(Challenge)
Set out each line from the following listing that includes the word "this".

(Supplied data)
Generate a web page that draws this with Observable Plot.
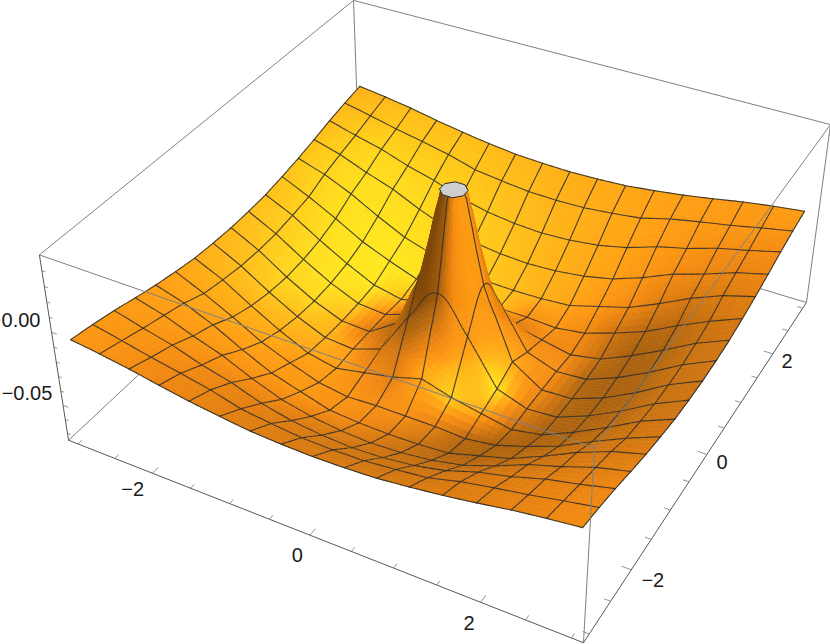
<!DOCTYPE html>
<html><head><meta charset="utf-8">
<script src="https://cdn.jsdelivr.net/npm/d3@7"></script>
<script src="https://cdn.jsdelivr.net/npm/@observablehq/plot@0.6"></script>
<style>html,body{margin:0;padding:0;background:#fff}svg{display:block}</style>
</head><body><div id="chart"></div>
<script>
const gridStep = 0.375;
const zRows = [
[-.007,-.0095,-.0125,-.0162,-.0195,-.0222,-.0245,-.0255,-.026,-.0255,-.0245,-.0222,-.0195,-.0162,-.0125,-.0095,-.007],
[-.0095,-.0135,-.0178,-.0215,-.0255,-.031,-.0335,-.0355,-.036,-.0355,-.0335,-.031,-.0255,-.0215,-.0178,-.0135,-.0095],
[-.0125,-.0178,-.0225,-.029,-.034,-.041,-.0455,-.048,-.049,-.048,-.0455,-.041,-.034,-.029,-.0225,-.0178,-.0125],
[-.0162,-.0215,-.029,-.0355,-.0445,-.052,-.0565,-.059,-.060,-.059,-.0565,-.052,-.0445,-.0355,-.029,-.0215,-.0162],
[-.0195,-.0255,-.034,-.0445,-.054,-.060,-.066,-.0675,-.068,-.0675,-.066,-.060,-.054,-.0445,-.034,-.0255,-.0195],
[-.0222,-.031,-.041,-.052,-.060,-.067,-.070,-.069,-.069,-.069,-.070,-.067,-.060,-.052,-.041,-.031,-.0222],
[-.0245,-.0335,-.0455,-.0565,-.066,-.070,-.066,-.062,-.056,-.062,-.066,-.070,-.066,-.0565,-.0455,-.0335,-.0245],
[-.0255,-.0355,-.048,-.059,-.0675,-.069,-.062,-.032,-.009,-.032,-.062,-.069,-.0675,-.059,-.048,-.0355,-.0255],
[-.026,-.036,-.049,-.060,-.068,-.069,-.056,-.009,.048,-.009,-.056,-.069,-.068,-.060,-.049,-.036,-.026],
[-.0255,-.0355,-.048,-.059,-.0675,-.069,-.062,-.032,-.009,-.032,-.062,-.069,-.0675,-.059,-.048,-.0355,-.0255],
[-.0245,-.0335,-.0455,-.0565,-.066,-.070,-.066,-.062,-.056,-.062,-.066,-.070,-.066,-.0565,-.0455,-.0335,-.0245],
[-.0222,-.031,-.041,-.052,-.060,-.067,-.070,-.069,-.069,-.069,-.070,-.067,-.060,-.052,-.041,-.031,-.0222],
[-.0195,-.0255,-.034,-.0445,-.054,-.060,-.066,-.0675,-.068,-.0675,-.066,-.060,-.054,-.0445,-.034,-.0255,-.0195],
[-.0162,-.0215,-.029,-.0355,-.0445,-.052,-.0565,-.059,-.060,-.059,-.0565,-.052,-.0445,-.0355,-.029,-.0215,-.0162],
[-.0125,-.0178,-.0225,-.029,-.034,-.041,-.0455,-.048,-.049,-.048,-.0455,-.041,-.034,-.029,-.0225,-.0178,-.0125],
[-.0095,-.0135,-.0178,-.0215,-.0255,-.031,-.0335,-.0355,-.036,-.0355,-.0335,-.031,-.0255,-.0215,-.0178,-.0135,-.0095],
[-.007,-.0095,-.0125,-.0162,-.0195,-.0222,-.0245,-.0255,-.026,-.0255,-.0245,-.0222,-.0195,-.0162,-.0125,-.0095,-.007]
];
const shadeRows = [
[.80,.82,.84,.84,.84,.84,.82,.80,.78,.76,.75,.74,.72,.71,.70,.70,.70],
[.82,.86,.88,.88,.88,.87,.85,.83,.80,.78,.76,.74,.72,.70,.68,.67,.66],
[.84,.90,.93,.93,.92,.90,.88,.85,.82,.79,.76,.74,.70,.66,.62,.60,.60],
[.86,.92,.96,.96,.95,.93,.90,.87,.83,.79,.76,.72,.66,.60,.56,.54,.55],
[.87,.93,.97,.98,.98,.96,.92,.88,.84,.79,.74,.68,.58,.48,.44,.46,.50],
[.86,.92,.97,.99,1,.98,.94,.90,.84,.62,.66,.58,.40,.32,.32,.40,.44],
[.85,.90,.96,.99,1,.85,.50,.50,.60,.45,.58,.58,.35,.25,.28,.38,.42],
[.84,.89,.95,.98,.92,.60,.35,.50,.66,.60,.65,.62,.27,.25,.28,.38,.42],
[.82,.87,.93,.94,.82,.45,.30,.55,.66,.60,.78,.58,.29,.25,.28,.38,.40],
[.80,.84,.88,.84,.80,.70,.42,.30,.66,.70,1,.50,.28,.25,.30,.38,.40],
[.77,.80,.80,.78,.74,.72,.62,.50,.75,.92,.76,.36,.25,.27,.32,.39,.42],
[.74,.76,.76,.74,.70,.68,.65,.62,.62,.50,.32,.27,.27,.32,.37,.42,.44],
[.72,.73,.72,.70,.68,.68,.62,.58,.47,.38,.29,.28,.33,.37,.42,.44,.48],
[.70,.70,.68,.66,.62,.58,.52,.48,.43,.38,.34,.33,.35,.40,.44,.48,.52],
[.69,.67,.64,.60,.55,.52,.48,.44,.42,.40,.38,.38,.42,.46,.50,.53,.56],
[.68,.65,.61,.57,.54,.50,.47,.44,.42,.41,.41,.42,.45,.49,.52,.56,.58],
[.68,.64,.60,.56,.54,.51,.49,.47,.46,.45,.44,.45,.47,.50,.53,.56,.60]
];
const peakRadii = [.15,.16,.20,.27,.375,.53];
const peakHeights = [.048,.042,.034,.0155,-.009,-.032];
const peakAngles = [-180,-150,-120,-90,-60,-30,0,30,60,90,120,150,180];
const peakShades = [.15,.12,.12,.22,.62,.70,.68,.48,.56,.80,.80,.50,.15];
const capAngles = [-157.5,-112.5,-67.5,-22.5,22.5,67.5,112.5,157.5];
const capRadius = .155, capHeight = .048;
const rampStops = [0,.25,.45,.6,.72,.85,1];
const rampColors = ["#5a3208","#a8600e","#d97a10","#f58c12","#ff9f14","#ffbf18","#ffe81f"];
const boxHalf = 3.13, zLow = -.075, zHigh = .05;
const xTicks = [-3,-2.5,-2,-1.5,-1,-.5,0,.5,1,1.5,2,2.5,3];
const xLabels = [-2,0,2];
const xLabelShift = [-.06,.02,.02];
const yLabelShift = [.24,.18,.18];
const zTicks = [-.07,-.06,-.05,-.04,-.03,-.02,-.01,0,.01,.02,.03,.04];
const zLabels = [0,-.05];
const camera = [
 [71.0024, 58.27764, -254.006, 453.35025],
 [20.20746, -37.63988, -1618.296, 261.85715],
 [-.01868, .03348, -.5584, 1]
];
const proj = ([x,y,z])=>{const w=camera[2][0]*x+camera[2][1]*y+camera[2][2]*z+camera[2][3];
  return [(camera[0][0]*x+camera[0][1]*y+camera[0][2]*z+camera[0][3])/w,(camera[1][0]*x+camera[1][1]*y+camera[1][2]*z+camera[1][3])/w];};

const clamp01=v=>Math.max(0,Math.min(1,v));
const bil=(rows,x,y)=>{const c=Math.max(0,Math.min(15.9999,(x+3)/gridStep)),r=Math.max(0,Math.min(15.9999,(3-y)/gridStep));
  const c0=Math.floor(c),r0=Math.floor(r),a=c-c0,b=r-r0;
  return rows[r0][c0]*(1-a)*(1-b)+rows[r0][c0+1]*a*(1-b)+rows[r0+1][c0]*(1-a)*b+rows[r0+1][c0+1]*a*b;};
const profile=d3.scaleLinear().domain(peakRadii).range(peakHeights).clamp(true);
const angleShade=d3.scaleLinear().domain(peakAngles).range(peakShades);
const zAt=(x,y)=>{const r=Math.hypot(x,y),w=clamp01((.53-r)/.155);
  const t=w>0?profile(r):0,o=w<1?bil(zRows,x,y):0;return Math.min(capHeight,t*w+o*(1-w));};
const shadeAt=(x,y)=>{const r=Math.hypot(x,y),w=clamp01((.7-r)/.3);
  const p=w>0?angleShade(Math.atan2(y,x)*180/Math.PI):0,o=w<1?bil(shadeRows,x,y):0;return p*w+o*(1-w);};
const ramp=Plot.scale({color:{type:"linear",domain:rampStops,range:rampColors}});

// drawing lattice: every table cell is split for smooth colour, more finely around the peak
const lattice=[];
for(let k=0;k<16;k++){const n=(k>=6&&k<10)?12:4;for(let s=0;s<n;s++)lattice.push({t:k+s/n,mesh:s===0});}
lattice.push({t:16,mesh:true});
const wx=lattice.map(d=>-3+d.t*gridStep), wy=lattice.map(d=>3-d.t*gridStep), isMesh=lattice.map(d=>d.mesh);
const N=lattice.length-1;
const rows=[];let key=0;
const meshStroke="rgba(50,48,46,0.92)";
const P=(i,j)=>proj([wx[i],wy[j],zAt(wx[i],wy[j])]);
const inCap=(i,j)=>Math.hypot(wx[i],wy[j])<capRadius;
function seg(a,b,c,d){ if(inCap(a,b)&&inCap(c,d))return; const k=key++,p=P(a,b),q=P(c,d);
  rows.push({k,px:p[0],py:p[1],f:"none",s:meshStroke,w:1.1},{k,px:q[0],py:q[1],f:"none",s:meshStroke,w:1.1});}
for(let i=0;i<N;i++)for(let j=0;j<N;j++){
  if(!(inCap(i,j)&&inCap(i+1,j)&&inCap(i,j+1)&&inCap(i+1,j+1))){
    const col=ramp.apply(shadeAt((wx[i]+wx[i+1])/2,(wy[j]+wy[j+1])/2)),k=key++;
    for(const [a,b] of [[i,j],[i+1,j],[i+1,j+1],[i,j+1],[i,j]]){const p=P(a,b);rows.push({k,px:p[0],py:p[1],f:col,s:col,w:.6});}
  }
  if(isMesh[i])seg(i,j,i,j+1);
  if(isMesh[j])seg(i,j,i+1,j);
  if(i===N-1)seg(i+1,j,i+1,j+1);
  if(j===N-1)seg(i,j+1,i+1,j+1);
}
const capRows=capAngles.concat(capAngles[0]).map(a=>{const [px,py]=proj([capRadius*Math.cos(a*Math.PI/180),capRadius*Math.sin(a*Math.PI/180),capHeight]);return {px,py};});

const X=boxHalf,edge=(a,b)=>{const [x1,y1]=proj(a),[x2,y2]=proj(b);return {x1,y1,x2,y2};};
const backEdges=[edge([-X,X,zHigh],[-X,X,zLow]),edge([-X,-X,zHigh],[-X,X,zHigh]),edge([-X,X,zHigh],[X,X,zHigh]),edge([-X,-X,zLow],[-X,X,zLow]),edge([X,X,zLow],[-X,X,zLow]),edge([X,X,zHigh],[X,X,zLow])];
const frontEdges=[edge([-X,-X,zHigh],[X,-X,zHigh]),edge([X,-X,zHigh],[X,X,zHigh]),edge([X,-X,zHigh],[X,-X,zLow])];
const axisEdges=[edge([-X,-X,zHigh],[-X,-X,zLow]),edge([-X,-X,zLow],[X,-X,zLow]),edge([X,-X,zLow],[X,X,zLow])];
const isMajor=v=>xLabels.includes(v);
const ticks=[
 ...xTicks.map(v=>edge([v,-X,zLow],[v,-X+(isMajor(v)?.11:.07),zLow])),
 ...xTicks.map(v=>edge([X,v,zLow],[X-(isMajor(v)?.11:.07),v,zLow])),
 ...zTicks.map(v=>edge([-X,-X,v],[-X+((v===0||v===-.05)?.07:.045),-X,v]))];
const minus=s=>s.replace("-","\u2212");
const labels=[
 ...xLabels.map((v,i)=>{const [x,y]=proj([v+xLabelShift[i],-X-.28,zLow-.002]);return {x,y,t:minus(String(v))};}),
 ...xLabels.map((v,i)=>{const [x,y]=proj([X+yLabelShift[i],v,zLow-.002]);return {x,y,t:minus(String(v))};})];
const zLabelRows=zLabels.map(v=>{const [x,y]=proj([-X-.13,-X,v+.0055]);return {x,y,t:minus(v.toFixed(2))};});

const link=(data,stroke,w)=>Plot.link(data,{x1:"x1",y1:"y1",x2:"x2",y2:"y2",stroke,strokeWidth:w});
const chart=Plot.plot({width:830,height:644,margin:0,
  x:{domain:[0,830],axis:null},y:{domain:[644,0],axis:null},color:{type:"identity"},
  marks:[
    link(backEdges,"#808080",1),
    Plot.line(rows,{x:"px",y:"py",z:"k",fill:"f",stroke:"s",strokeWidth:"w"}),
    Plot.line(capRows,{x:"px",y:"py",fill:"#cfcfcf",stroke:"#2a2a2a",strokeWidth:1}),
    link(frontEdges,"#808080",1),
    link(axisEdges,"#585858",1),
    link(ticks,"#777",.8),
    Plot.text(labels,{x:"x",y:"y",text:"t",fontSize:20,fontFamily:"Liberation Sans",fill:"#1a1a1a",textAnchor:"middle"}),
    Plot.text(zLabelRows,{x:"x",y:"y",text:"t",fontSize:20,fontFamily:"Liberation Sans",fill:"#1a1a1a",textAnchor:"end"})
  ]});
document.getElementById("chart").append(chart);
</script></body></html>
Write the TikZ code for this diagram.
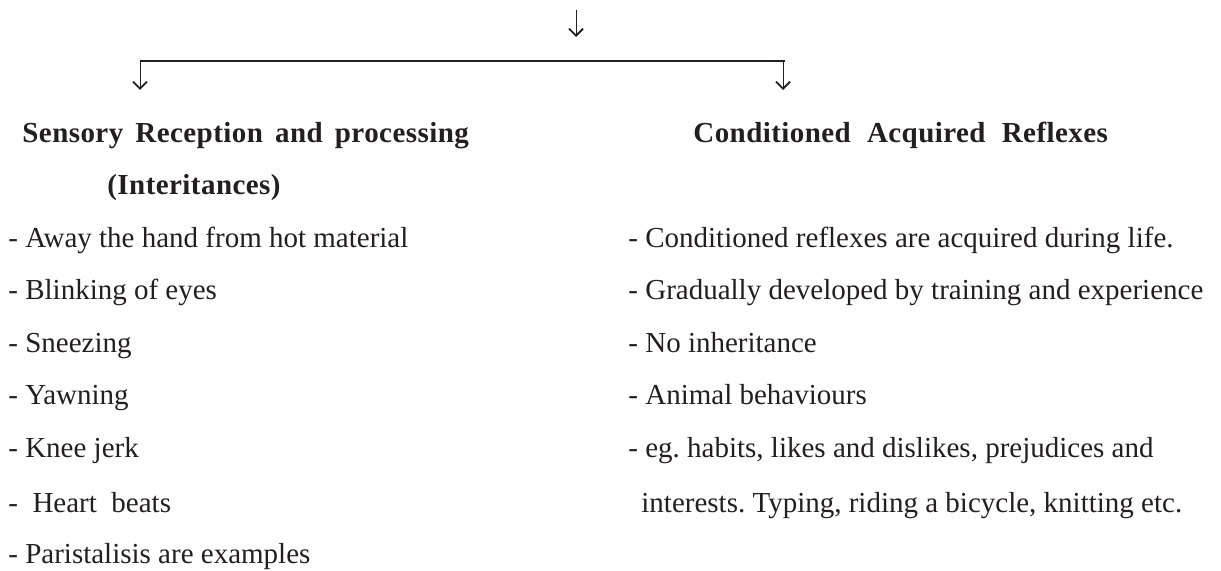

(Response)
Generate a web page that draws this with Observable Plot.
Write the TikZ code for this diagram.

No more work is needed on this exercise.